In 2009, The Legal Aid Society issued a report entitled Criminal Discovery Reform in New York: A Proposal to Repeal C.P.L. Article 240 and to Enact a New C.P.L. Article 245. Our report advocated that New York State’s outmoded and unfair criminal discovery rules in Criminal Procedure Law Article 240 should be replaced by a modern discovery statute. We suggested the full statutory language for a new C.P.L. “Article 245.” Detailed explanatory commentaries after each provision described its purpose, its contents, and the current New York law it would supersede. The report also marshaled the main arguments for criminal discovery reform in a nine-page essay; and it surveyed discovery rules and practices in comparable States that have successfully practiced more fair and more efficient criminal discovery for years. The full 150-page report is available here.
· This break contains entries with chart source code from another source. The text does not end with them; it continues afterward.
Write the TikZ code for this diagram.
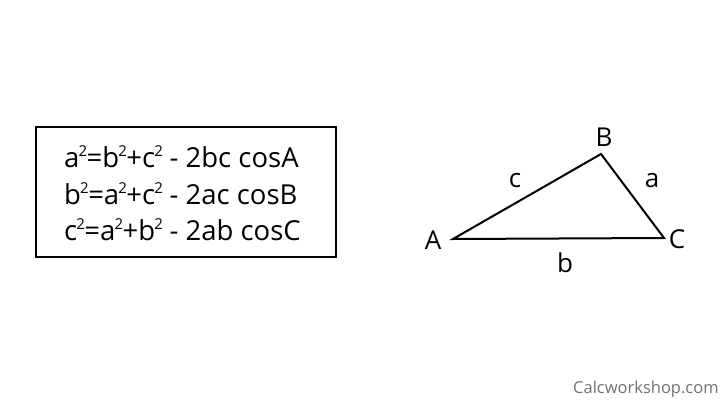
\documentclass[tikz,border=0pt]{standalone}
\usepackage{fontspec}
\setmainfont{Open Sans}
\newcommand{\sq}{\kern-0.03em\raisebox{0.40em}{\fontsize{15}{15}\selectfont 2}\kern-0.02em}
\begin{document}
\begin{tikzpicture}[x=1pt,y=-1pt,
  formula/.style={anchor=west,font=\fontsize{27.5}{30}\selectfont,inner sep=0pt},
  vlabel/.style={font=\fontsize{26}{28}\selectfont,inner sep=0pt},
  edge/.style={line width=2pt,line join=miter}]
\useasboundingbox (0,0) rectangle (720,404);
\fill[white] (0,0) rectangle (720,404);
\node[draw,line width=2pt,minimum width=300pt,minimum height=130pt,inner sep=0pt] (box) at (185.5,192) {};
\node[formula] (f1) at (64,157) {a\sq=b\sq+c\sq\ - 2bc cosA};
\node[formula] (f2) at (64,194) {b\sq=a\sq+c\sq\ - 2ac cosB};
\node[formula] (f3) at (64,230) {c\sq=a\sq+b\sq\ - 2ab cosC};
\coordinate (A) at (453,239);
\coordinate (B) at (601,154);
\coordinate (C) at (664,238);
\draw[edge] (A) -- (B) -- (C) -- cycle;
\node[vlabel] (lA) at (433,240) {A};
\node[vlabel] (lB) at (604,137) {B};
\node[vlabel] (lC) at (677,239) {C};
\node[vlabel] (la) at (652,181) {a};
\node[vlabel] (lb) at (565,263) {b};
\node[vlabel] (lc) at (515,181) {c};
\node[anchor=west,inner sep=0pt,text=black!55,font=\fontsize{16.5}{18}\selectfont] (wm) at (573,389) {Calcworkshop.com};
\end{tikzpicture}
\end{document}
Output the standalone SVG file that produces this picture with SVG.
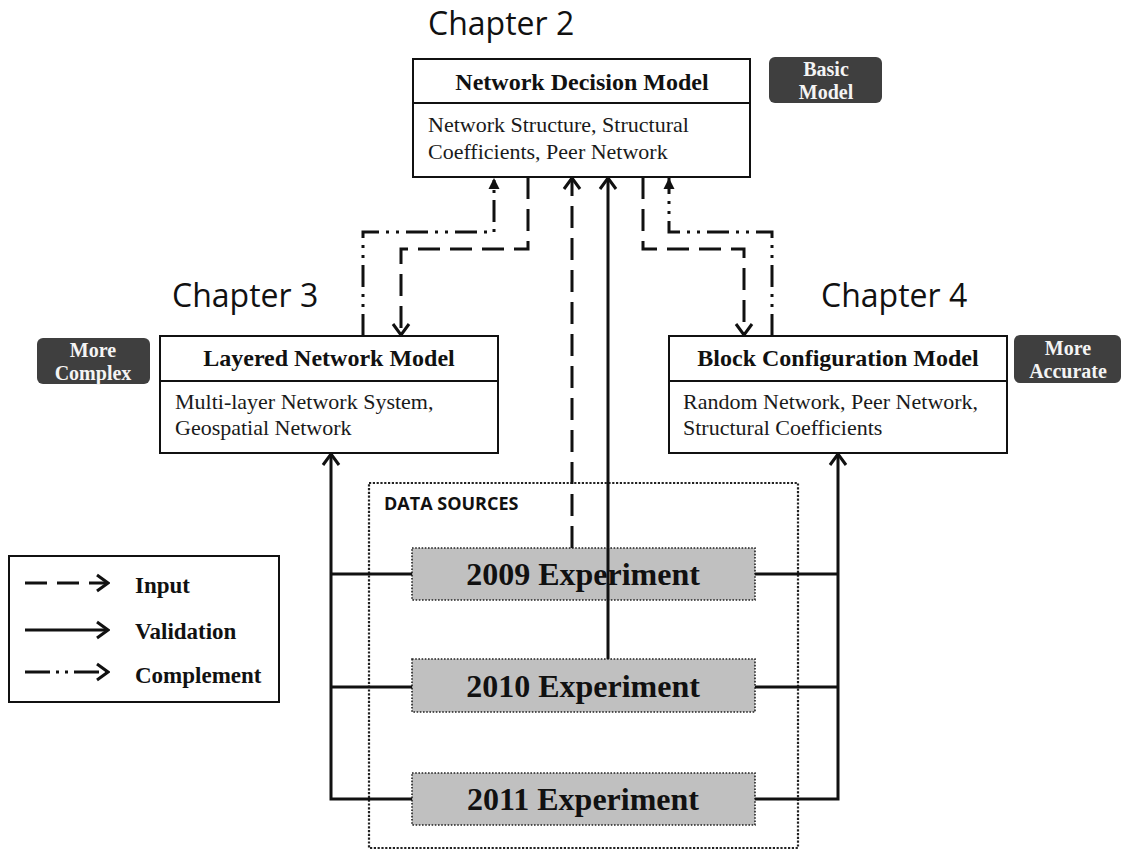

In 2010, we revised the statutory language of our proposed C.P.L. “Article 245” to incorporate suggestions and address concerns raised by various interested parties. The changes can be clearly seen in the “redline” version of “Article 245” that is available here. This 39-page document also includes additional information that may be useful in evaluating our proposal: a one-page synopsis of key provisions in “Article 245”; a three-page summary of the main reasons for criminal discovery reform in New York; and a survey of the rules currently employed in other States regarding discovery of witnesses’ names and addresses, which provides national context for one issue in the discussion.
We hope that this modified proposal for a new “Article 245” represents a substantial step in the focused negotiations, open-minded and creative discussions, and reasonable compromises that will lead to meaningful criminal discovery reform. We look forward to working together with all of the interested parties to achieve this vital, decades-overdue goal.